WRITTEN INSTRUCTION
Select, from the material below, each line with "chart" in it.

INFORMATION SUPPLIED
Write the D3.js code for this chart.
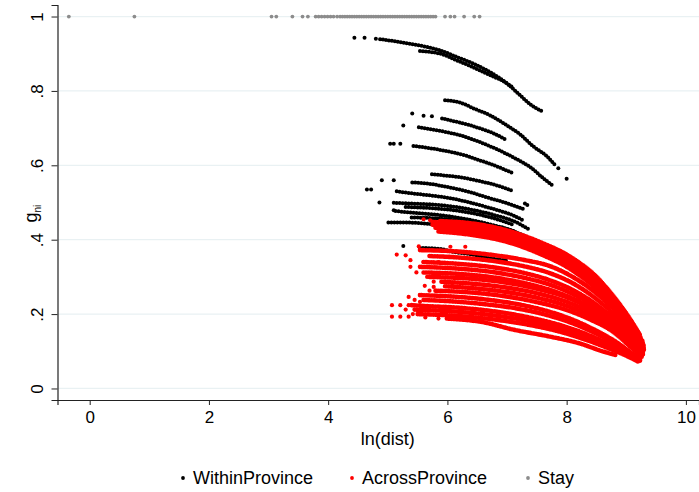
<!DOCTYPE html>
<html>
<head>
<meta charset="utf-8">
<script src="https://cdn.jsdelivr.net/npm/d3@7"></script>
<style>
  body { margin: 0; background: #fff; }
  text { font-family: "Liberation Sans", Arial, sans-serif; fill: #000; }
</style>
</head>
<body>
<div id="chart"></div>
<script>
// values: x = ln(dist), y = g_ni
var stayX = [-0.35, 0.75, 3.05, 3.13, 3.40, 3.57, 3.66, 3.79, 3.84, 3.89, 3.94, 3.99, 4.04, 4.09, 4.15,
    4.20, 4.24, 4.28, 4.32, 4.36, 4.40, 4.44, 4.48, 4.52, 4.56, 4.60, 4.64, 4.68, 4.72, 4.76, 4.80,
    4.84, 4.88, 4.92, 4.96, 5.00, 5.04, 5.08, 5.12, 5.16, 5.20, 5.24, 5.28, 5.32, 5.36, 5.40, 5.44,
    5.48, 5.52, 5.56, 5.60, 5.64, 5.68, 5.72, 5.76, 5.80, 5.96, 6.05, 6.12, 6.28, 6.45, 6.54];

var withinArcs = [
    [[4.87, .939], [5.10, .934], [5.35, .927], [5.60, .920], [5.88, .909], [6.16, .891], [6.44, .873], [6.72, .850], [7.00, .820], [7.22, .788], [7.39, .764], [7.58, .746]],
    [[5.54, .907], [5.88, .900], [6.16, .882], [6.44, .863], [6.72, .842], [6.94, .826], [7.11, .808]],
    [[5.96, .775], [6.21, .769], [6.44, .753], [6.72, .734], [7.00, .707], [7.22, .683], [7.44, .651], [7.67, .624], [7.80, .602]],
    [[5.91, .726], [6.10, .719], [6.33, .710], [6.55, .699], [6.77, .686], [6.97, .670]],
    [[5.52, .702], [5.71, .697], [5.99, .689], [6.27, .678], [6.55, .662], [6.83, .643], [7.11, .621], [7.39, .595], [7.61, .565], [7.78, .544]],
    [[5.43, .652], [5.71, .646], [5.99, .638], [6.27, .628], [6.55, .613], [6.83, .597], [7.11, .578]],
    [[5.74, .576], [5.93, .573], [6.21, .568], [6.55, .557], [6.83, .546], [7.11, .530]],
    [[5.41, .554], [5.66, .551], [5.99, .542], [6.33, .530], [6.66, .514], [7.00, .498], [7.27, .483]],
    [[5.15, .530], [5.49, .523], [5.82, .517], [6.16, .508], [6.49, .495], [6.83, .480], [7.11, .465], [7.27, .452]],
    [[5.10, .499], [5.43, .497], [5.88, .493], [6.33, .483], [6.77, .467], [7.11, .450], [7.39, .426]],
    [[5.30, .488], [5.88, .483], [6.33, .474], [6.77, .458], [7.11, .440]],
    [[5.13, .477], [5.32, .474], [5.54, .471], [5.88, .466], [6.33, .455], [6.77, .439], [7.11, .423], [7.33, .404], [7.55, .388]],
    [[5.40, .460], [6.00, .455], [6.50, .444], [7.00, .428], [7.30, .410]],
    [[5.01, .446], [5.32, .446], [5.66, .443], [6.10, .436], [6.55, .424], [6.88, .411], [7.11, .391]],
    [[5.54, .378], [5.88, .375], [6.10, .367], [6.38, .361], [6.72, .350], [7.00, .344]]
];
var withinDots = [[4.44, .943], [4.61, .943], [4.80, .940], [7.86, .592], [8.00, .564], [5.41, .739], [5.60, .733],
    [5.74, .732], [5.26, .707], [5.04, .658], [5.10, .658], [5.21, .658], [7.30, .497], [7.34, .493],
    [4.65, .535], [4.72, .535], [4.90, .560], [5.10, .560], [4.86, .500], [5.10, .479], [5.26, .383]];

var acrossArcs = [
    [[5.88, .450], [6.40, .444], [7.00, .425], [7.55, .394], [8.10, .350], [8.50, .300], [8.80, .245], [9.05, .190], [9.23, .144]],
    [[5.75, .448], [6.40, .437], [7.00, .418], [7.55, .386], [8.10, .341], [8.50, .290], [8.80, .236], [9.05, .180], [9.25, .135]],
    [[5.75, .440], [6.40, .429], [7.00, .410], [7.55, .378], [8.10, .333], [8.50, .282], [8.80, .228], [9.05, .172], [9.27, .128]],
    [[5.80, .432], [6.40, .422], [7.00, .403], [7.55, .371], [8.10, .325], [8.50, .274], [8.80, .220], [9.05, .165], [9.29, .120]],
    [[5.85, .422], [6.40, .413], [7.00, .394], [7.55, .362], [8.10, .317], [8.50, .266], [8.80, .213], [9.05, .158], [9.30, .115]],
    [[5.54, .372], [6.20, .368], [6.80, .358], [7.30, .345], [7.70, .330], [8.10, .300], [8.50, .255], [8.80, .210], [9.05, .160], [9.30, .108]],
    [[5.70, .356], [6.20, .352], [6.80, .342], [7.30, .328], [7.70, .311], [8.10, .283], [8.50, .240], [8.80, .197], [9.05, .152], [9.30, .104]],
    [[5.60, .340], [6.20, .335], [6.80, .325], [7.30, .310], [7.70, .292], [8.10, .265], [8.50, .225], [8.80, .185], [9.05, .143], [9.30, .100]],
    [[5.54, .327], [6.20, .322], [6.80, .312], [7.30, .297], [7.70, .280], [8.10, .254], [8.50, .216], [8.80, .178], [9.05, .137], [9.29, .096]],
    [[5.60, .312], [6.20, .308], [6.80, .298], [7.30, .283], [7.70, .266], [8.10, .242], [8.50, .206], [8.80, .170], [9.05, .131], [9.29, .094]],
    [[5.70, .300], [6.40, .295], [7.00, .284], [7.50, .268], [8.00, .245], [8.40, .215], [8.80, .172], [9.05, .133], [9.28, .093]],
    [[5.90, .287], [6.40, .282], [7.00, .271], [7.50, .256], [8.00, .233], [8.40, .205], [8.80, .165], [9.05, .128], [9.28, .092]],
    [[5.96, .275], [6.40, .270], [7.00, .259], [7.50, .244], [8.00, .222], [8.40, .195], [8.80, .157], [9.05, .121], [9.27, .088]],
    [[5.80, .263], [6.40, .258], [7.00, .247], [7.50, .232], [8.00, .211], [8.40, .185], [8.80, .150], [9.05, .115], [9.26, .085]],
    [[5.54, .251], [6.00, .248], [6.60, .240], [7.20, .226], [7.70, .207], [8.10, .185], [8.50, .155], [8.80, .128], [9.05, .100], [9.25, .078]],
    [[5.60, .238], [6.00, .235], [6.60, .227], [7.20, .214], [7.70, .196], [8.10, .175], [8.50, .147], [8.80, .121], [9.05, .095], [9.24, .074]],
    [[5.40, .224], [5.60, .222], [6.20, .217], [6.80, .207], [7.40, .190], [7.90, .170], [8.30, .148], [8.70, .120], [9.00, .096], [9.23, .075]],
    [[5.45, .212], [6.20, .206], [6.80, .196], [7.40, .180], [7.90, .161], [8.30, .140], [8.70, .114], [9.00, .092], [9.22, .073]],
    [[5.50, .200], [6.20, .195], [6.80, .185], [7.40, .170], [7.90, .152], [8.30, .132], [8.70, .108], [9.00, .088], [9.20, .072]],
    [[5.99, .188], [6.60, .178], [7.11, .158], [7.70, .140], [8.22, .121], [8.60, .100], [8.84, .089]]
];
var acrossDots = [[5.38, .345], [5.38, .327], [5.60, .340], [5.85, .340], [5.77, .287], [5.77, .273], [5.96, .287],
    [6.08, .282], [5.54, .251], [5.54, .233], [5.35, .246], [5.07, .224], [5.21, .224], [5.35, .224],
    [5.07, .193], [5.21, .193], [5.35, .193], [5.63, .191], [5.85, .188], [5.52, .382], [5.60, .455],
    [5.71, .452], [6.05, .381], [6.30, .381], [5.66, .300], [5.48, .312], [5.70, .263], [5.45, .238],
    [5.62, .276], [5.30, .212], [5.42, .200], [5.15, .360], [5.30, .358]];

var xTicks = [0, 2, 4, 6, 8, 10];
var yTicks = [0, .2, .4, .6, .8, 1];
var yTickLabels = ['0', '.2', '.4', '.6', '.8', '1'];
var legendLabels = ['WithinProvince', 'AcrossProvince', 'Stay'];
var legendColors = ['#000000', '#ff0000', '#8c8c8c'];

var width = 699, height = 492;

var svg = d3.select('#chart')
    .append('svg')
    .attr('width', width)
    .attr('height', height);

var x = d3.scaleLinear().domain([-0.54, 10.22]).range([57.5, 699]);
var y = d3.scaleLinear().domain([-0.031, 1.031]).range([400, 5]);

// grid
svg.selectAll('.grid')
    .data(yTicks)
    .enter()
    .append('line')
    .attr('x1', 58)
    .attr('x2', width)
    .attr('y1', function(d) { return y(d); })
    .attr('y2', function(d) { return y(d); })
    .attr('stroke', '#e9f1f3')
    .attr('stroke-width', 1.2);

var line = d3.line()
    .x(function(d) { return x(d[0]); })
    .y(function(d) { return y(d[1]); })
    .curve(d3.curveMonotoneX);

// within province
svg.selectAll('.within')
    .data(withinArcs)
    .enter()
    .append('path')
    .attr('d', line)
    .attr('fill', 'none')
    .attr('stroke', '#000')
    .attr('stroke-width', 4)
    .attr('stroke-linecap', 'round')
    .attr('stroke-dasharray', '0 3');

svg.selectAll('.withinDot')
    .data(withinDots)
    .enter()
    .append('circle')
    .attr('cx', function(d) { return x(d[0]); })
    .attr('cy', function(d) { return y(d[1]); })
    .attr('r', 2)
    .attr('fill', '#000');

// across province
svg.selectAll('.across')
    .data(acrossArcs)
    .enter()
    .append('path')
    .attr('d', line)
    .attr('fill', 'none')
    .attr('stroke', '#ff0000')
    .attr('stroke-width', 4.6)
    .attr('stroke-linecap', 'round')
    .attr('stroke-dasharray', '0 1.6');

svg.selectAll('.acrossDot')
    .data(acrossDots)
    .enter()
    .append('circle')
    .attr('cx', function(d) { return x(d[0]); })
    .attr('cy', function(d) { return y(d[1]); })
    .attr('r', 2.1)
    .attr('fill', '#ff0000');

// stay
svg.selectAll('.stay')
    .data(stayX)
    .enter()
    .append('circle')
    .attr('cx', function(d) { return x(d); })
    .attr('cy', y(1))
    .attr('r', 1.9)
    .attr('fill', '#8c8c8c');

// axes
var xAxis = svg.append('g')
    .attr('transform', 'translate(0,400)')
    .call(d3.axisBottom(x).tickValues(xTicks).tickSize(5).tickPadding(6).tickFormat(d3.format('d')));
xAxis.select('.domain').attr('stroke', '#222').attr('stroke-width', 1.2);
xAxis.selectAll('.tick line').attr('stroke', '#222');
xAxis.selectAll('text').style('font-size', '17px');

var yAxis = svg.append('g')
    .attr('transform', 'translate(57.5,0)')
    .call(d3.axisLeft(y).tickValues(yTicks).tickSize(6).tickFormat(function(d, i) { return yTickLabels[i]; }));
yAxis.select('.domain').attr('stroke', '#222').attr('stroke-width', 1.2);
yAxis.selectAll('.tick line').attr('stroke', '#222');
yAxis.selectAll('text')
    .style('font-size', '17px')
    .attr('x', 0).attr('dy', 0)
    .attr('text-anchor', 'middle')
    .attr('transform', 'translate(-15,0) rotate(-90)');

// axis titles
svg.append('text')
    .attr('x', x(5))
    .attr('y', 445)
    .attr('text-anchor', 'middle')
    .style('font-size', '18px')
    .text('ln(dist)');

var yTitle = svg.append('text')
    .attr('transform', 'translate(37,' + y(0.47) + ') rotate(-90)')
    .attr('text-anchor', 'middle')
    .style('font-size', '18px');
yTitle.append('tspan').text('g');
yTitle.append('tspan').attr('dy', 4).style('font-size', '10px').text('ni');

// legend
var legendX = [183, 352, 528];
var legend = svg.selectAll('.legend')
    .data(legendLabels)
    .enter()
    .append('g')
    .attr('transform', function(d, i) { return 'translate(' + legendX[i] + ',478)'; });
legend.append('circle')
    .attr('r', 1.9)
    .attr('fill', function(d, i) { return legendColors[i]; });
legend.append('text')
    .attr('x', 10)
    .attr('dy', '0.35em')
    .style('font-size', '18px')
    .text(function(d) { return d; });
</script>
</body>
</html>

EXPECTED OUTPUT
Write the D3.js code for this chart.
<div id="chart"></div>
var svg = d3.select('#chart')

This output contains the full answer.